Altruism
We Can Have an Impact
A Personal Perspective: Giving someone a hand makes life better.
Posted February 8, 2025 Reviewed by Abigail Fagan
On a cold snowy morning a few days ago, I was walking as fast as I could to catch a ferry. Forty-five brisk minutes later, I was still about three-quarters of a mile from the dock. Suddenly, a woman pulling out of her driveway across the silent two-lane highway honked at me. She was offering me a ride! I darted across the road and hopped into her warm car in a cascade of gratitude.

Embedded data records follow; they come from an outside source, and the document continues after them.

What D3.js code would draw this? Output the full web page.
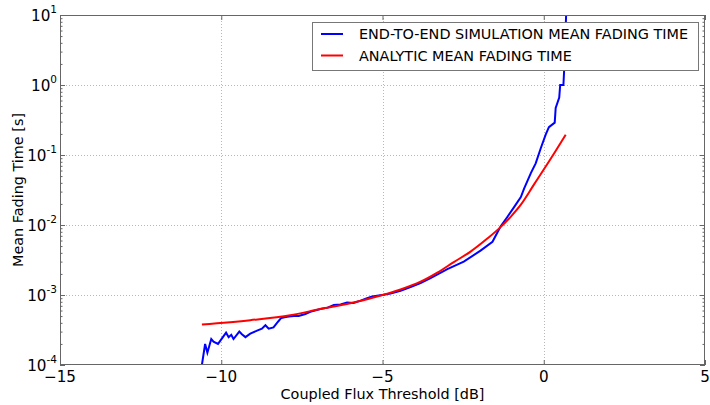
<!DOCTYPE html>
<html><head><meta charset="utf-8">
<script src="https://cdn.jsdelivr.net/npm/d3@7"></script>
<style>body{margin:0;background:#fff}svg{display:block}text{font-family:"DejaVu Sans",sans-serif;fill:#000}</style>
</head><body>
<script>
// ---- data ----
const xTicks = [-15, -10, -5, 0, 5];
const yTicks = [1e-4, 1e-3, 1e-2, 1e-1, 1, 10];
const yExponents = ["-4", "-3", "-2", "-1", "0", "1"];
const seriesNames = ["END-TO-END SIMULATION MEAN FADING TIME", "ANALYTIC MEAN FADING TIME"];

const simX = [-10.64,-10.60,-10.50,-10.43,-10.31,-10.24,-10.10,-9.85,-9.77,-9.69,-9.62,-9.44,-9.36,-9.25,-9.10,-8.89,-8.74,-8.63,-8.53,-8.38,-8.24,-8.14,-7.96,-7.75,-7.60,-7.39,-7.24,-6.93,-6.70,-6.51,-6.30,-6.10,-5.90,-5.68,-5.50,-5.32,-5.01,-4.75,-4.44,-4.13,-3.82,-3.51,-2.99,-2.48,-1.96,-1.59,-1.34,-1.13,-0.92,-0.71,-0.61,-0.40,-0.25,-0.09,0.06,0.16,0.34,0.37,0.48,0.51,0.61,0.63,0.70];
const simY = [8e-5,1.0e-4,2.0e-4,1.5e-4,2.35e-4,2.15e-4,2.0e-4,2.9e-4,2.5e-4,2.7e-4,2.35e-4,3.0e-4,2.75e-4,2.5e-4,2.8e-4,3.1e-4,3.3e-4,3.7e-4,3.3e-4,3.45e-4,4.15e-4,4.7e-4,4.9e-4,5.0e-4,5.0e-4,5.35e-4,5.75e-4,6.3e-4,6.6e-4,7.2e-4,7.3e-4,7.8e-4,7.7e-4,8.3e-4,8.9e-4,9.5e-4,1.0e-3,1.05e-3,1.15e-3,1.3e-3,1.48e-3,1.74e-3,2.35e-3,3.0e-3,4.3e-3,5.75e-3,9.5e-3,1.3e-2,1.8e-2,2.5e-2,3.3e-2,5.5e-2,7.6e-2,0.126,0.195,0.25,0.29,0.47,0.66,1.0,1.0,1.55,12];

const anaX = [-10.6,-9.1,-7.86,-6.93,-6.0,-5.0,-4.44,-3.82,-3.30,-2.79,-2.27,-1.75,-1.34,-1.02,-0.71,-0.30,0.22,0.68];
const anaY = [3.8e-4,4.37e-4,5.13e-4,6.3e-4,7.6e-4,1.0e-3,1.2e-3,1.55e-3,2.09e-3,2.95e-3,4.17e-3,6.4e-3,9.33e-3,1.32e-2,1.95e-2,3.8e-2,8.9e-2,0.195];

// ---- layout ----
const W = 710, H = 405;
const m = {left: 60, right: 705, top: 15, bottom: 365};
const FS = 14.4, TFS = 15.2;

const svg = d3.select("body").append("svg").attr("width", W).attr("height", H);
const x = d3.scaleLinear().domain([-15, 5]).range([m.left, m.right]);
const y = d3.scaleLog().domain([1e-4, 10]).range([m.bottom, m.top]);

svg.append("defs").append("clipPath").attr("id", "clip")
  .append("rect").attr("x", m.left).attr("y", m.top).attr("width", m.right - m.left).attr("height", m.bottom - m.top);

// grid
const grid = svg.append("g").attr("stroke", "#b8b8b8").attr("stroke-width", 1).attr("stroke-dasharray", "1,2");
xTicks.slice(1, -1).forEach(t => grid.append("line").attr("x1", Math.round(x(t)) + 0.5).attr("x2", Math.round(x(t)) + 0.5).attr("y1", m.top).attr("y2", m.bottom));
yTicks.slice(1, -1).forEach(t => grid.append("line").attr("y1", Math.round(y(t)) + 0.5).attr("y2", Math.round(y(t)) + 0.5).attr("x1", m.left).attr("x2", m.right));

// lines
const plot = svg.append("g").attr("clip-path", "url(#clip)");
const simData = simX.map((v, i) => [v, simY[i]]);
const anaData = anaX.map((v, i) => [v, anaY[i]]);
plot.append("path").datum(simData).attr("fill", "none").attr("stroke", "#0000ff").attr("stroke-width", 2)
  .attr("d", d3.line().x(d => x(d[0])).y(d => y(d[1])));
plot.append("path").datum(anaData).attr("fill", "none").attr("stroke", "#ff0000").attr("stroke-width", 2)
  .attr("d", d3.line().x(d => x(d[0])).y(d => y(d[1])).curve(d3.curveMonotoneX));

// axes frame + ticks (inward)
const axisCol = "#666";
const minorY = [];
for (let e = -4; e < 1; e++) for (let k = 2; k <= 9; k++) minorY.push(k * Math.pow(10, e));
const axes = [
  [d3.axisBottom(x).tickValues(xTicks).tickSizeInner(-5), `translate(0,${m.bottom})`],
  [d3.axisTop(x).tickValues(xTicks).tickSizeInner(-5), `translate(0,${m.top})`],
  [d3.axisLeft(y).tickValues(yTicks).tickSizeInner(-5), `translate(${m.left},0)`],
  [d3.axisRight(y).tickValues(yTicks).tickSizeInner(-5), `translate(${m.right},0)`],
  [d3.axisLeft(y).tickValues(minorY).tickSizeInner(-2.5), `translate(${m.left},0)`],
  [d3.axisRight(y).tickValues(minorY).tickSizeInner(-2.5), `translate(${m.right},0)`]
];
axes.forEach(([ax, tr]) => {
  const g = svg.append("g").attr("transform", tr).call(ax.tickSizeOuter(0).tickFormat(""));
  g.selectAll("line").attr("stroke", axisCol);
  g.select(".domain").remove();
});
svg.append("rect").attr("x", m.left + 0.5).attr("y", m.top + 0.5).attr("width", m.right - m.left - 1).attr("height", m.bottom - m.top - 1)
  .attr("fill", "none").attr("stroke", axisCol).attr("stroke-width", 1);

// x tick labels
xTicks.forEach(t => {
  svg.append("text").attr("x", x(t)).attr("y", m.bottom + 16.5).attr("text-anchor", "middle").attr("font-size", TFS)
    .text(t < 0 ? "\u2212" + Math.abs(t) : String(t));
});
// y tick labels
yTicks.forEach((t, i) => {
  const tx = svg.append("text").attr("x", m.left - 3).attr("y", y(t) + 5.5).attr("text-anchor", "end").attr("font-size", TFS);
  tx.append("tspan").text("10");
  tx.append("tspan").attr("dy", -7.5).attr("font-size", 10.5).text(yExponents[i]);
});

// axis titles
svg.append("text").attr("x", (m.left + m.right) / 2).attr("y", 398.5).attr("text-anchor", "middle").attr("font-size", FS)
  .text("Coupled Flux Threshold [dB]");
svg.append("text").attr("transform", `translate(23,${(m.top + m.bottom) / 2}) rotate(-90)`).attr("text-anchor", "middle")
  .attr("font-size", FS).text("Mean Fading Time [s]");

// legend
const lg = svg.append("g");
lg.append("rect").attr("x", 312.5).attr("y", 22.5).attr("width", 386).attr("height", 48)
  .attr("fill", "#fff").attr("stroke", "#777").attr("stroke-width", 1);
const colors = ["#0000ff", "#ff0000"];
seriesNames.forEach((n, i) => {
  const yy = 34 + i * 21.5;
  lg.append("line").attr("x1", 321).attr("x2", 343).attr("y1", yy).attr("y2", yy).attr("stroke", colors[i]).attr("stroke-width", 2);
  lg.append("text").attr("x", 359).attr("y", yy + 5.3).attr("font-size", FS).text(n);
});
</script>
</body></html>
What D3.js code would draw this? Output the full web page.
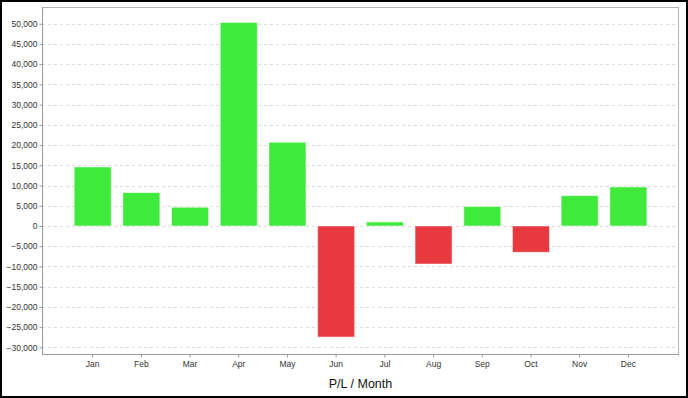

Acts of kindness are what we have. Nothing can stop us from countering a general withdrawal from decency with generosity, immediate and personal. Concerns like maximizing power and profit may trump all other societal objectives, but individually we can place other purposes at the forefront of our lives and abide by them. This stranger’s action — going out of her way to give me a hand — changed the course of my day, but much more shifted for me. I saw that our impact on each other holds greater significance during this fraught time. Fellow feeling, compassion for a stranger out in the cold, comes naturally. Let’s call this a moral imperative. Such self-evident awareness stands outside of politics, ideology, or any of our other divides.
There are many kinds of things that we just plain know — like taking turns when an accident makes four lanes of freeway converge into a one-lane road, or that someone who has demonstrated loyalty and steadfast positive contribution toward their workplace deserves to be treated fairly. We know what fairness is and we know when it is not being upheld. We know the difference between someone tripping over their dog unseen in a hallway and someone kicking their dog in a pique of misdirected ire. We are in a context now of misdirected ire going in all directions, skirting the constraints of right and wrong most of us learned in kindergarten.
What to do? On that snowy cold morning, I saw that we each have the power to decide to go out of our way for each other. Someone receives a kindness and then feels inclined to extend a hand to someone else. This becomes an expanding intention, one person at a time, one situation following another, the urge to pay it forward that makes your day. Now is the time to stand up for a higher level of conduct than is usual or easy. Let’s risk some inconvenience for the sake of the kind of society we want to live in.